Quand ce métier n’existait pas…
On a du mal à l’imaginer, jusque dans les années 1990, les joailliers n’avaient pas de créateur en interne : ils collectaient des esquisses auprès de dessinateurs anonymes travaillant dans leurs ateliers de fabrication. Puis M. Arpels, M. Boucheron ou M. Chaumet les annotait, modifiait une pierre ou une proportion. Quand les groupes internationaux (LVMH, Richemont, Gucci Group) ont racheté ces maisons, ils ont intégré la création comme dans les maisons de mode. En 1999, LVMH pour lancer le département joaillerie de Christian Dior est allé jusqu’à appliquer une recette déjà éprouvée : mettre en avant un créateur-star, une figure de proue de la marque avec Victoire de Castellane.
Les grands noms de la joaillerie
Depuis, les expériences se sont multipliées. Louis Vuitton a lancé sa joaillerie sous la houlette de Marc Jacobs avant de nommer Lorenz Bäumer, qui s’en est allé après quelques collections.

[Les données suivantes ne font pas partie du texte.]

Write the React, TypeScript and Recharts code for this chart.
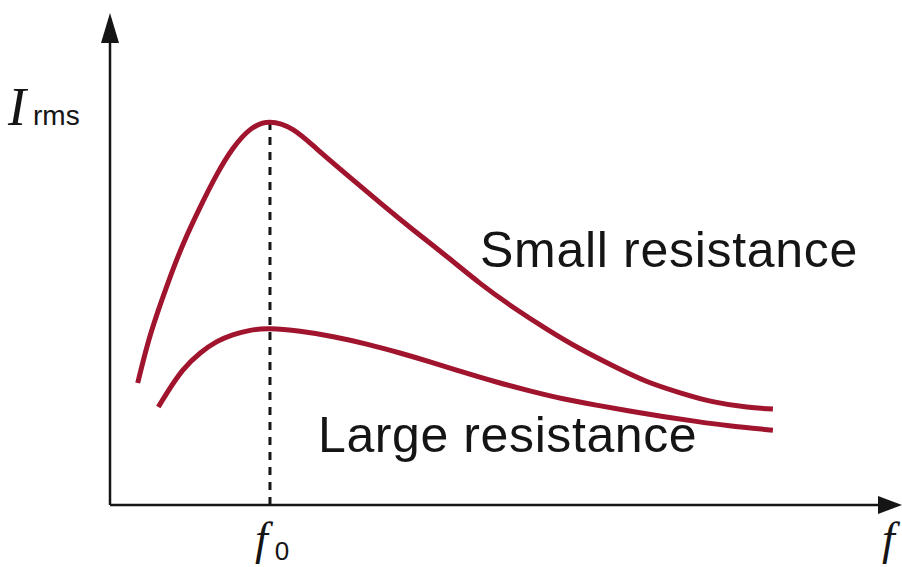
import React from 'react';
import { LineChart, Line, XAxis, YAxis, ReferenceLine, ReferenceDot } from 'recharts';

// resonance frequency f0 (arbitrary units)
const F0 = 20.2;

// small resistance: sharp resonance peak
const smallFreq = [3.5, 5.1, 7.2, 9.2, 11.4, 13.5, 15.5, 17.7, 20.2, 23.1, 26.1, 30.3, 34.5, 38.3, 42.6, 46.7, 50.9, 55.2, 59.3, 63.5, 67.8, 72.0, 76.1, 80.4, 83.7];
const smallCurrent = [24.8, 34.6, 44.6, 52.9, 60.6, 67.2, 72.4, 76.3, 77.8, 76.3, 72.4, 66.6, 60.9, 55.9, 50.4, 45.1, 40.2, 35.7, 31.8, 28.3, 25.1, 22.8, 21.0, 19.9, 19.5];

// large resistance: broad, low peak
const largeFreq = [6.1, 7.2, 9.2, 11.4, 13.5, 15.5, 17.7, 20.2, 24.0, 28.2, 32.4, 36.6, 40.4, 44.6, 48.8, 53.0, 57.2, 61.4, 65.6, 69.8, 74.0, 78.2, 83.7];
const largeCurrent = [19.9, 22.8, 27.4, 30.9, 33.2, 34.6, 35.5, 35.8, 35.3, 34.2, 32.7, 30.9, 29.1, 27.0, 25.0, 23.2, 21.6, 20.3, 19.1, 18.0, 17.0, 16.1, 15.2];

const smallData = smallFreq.map((f, i) => ({ f, i: smallCurrent[i] }));
const largeData = largeFreq.map((f, i) => ({ f, i: largeCurrent[i] }));
const peakSmall = Math.max(...smallCurrent);

const CURVE = '#a0142d';
const INK = '#151515';
const SANS = '"Liberation Sans", Arial, sans-serif';
const SERIF = '"Liberation Serif", "Times New Roman", serif';

const ArrowRight = (props: any) => {
  const { cx, cy } = props;
  return <polygon points={`${cx},${cy} ${cx - 24},${cy - 9} ${cx - 24},${cy + 9}`} fill={INK} />;
};

const ArrowUp = (props: any) => {
  const { cx, cy } = props;
  return <polygon points={`${cx},${cy} ${cx - 9},${cy + 30} ${cx + 9},${cy + 30}`} fill={INK} />;
};

const F0Tick = (props: any) => {
  const { x, y } = props;
  return (
    <text x={x - 15} y={y + 41} fill={INK}>
      <tspan fontFamily={SERIF} fontStyle="italic" fontSize={46}>f</tspan>
      <tspan fontFamily={SANS} fontSize={26} dx={7} dy={6}>0</tspan>
    </text>
  );
};

export default function App() {
  return (
    <div style={{ position: 'absolute', left: 0, top: 0, width: 902, height: 567, background: '#fff' }}>
      <LineChart width={902} height={567} margin={{ top: 13, right: 0, bottom: 61, left: 109 }}>
        <XAxis
          dataKey="f"
          type="number"
          domain={[0, 100]}
          ticks={[F0]}
          tick={<F0Tick />}
          tickLine={false}
          height={1}
          axisLine={false}
        />
        <YAxis dataKey="i" type="number" domain={[0, 100]} tick={false} tickLine={false} width={1} axisLine={false} />
        {/* axes drawn as segments so they sit exactly on the data origin */}
        <ReferenceLine segment={[{ x: 0, y: 0 }, { x: 98, y: 0 }]} stroke={INK} strokeWidth={2.5} ifOverflow="visible" />
        <ReferenceLine segment={[{ x: 0, y: 0 }, { x: 0, y: 96 }]} stroke={INK} strokeWidth={2.5} ifOverflow="visible" />
        <ReferenceLine
          segment={[{ x: F0, y: 0 }, { x: F0, y: peakSmall }]}
          stroke={INK}
          strokeWidth={3}
          strokeDasharray="8 7"
        />
        <ReferenceDot x={100} y={0} r={0} shape={<ArrowRight />} ifOverflow="visible" />
        <ReferenceDot x={0} y={100} r={0} shape={<ArrowUp />} ifOverflow="visible" />
        <Line data={smallData} dataKey="i" type="natural" stroke={CURVE} strokeWidth={5} dot={false} activeDot={false} isAnimationActive={false} />
        <Line data={largeData} dataKey="i" type="natural" stroke={CURVE} strokeWidth={5} dot={false} activeDot={false} isAnimationActive={false} />
      </LineChart>
      <svg width={902} height={567} style={{ position: 'absolute', left: 0, top: 0, pointerEvents: 'none' }}>
        <text x={8} y={125} fontFamily={SERIF} fontStyle="italic" fontSize={54} fill={INK}>I</text>
        <text x={33} y={125} fontFamily={SANS} fontSize={28} fill={INK}>rms</text>
        <text x={480} y={267} fontFamily={SANS} fontSize={50} fill={INK} letterSpacing={0.7}>Small resistance</text>
        <text x={318} y={452} fontFamily={SANS} fontSize={50} fill={INK} letterSpacing={0.6}>Large resistance</text>
        <text x={882} y={554} fontFamily={SERIF} fontStyle="italic" fontSize={46} fill={INK}>f</text>
      </svg>
    </div>
  );
}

Lucia Silvestri dessine aujourd’hui les collections de Bulgari et Pierre Hardy celles d’Hermès, en plus des souliers. Chez Boucheron, Solange Azagury-Partridge qui a finalement préféré se concentrer sur sa marque à Londres, a été suivie de Claire Choisne.
Quel est son rôle ?
Le directeur artistique a un défi difficile à relever : concilier les contraires, s’inscrire dans la tradition de la maison, respecter son ADN et son histoire tout en répondant au souci de nouveauté et de modernité. Comme dans la mode, le directeur artistique doit créer des collections à un rythme accéléré, trouver l’équivalent d’un it bag. Dans le jargon professionnel, on appelle ça le « bread and butter ». Selon les maisons, le directeur artistique peut aussi incarner la marque pour des reportages en Inde ou au Sri Lanka pour promouvoir les pierres exceptionnelles de la maison, rencontrer les clients et dans les soirées, poser aux côtés des people pour occuper les réseaux sociaux. Parfois moins idyllique qu’on ne pourrait l’imaginer…
Le bijou qui marche
Certains directeurs artistiques l’ont trouvé. Victoire de Castellane a provoqué de véritables phénomènes avec sa « Mimioui », une fine chaîne ornée d’un micro-diamant devenue la néo-bague d’engagement ou son alliance figurant une tige de rose. Chez Boucheron, Solange Azagury-Partridge a imaginé la bague « Quatre », composée de quatre anneaux de différentes couleurs d’or texturé. Le succès est tel que beaucoup aiment affirmer avoir assisté à sa naissance en direct, dans son bureau. Dernier succès en date : la collection de Francesca Amfitheatrof chez Tiffany & Co., formant un T qui se décline à l’infini.
À chacun sa formule
Boucheron a longtemps oscillé entre mettre en avant Claire Choisne ou pas. Chanel, Cartier et Van Cleef & Arpels ont toujours revendiqué l’équipe de dessinateurs in house. Car pour Nicolas Bos, président de Van Cleef & Arpels et directeur de la création, « un bijou n’est pas créé par une seule personne : il fait appel à un processus, à divers savoir-faire détenus par l’acheteur de pierres, le lapidaire, le graveur et encore le sertisseur travaillant ensemble sous la direction d’un chef d’atelier ». Pour l’instant, la joaillerie a évité le directeur artistique excessif et hystérique tendant à éclipser la maison comme un John Galliano, un Karl Lagerfeld ou un Riccardo Tisci. Ce monde feutré et centré autour d’un bijou-investissement aux prix astronomiques, semble plus raisonnable que la mode.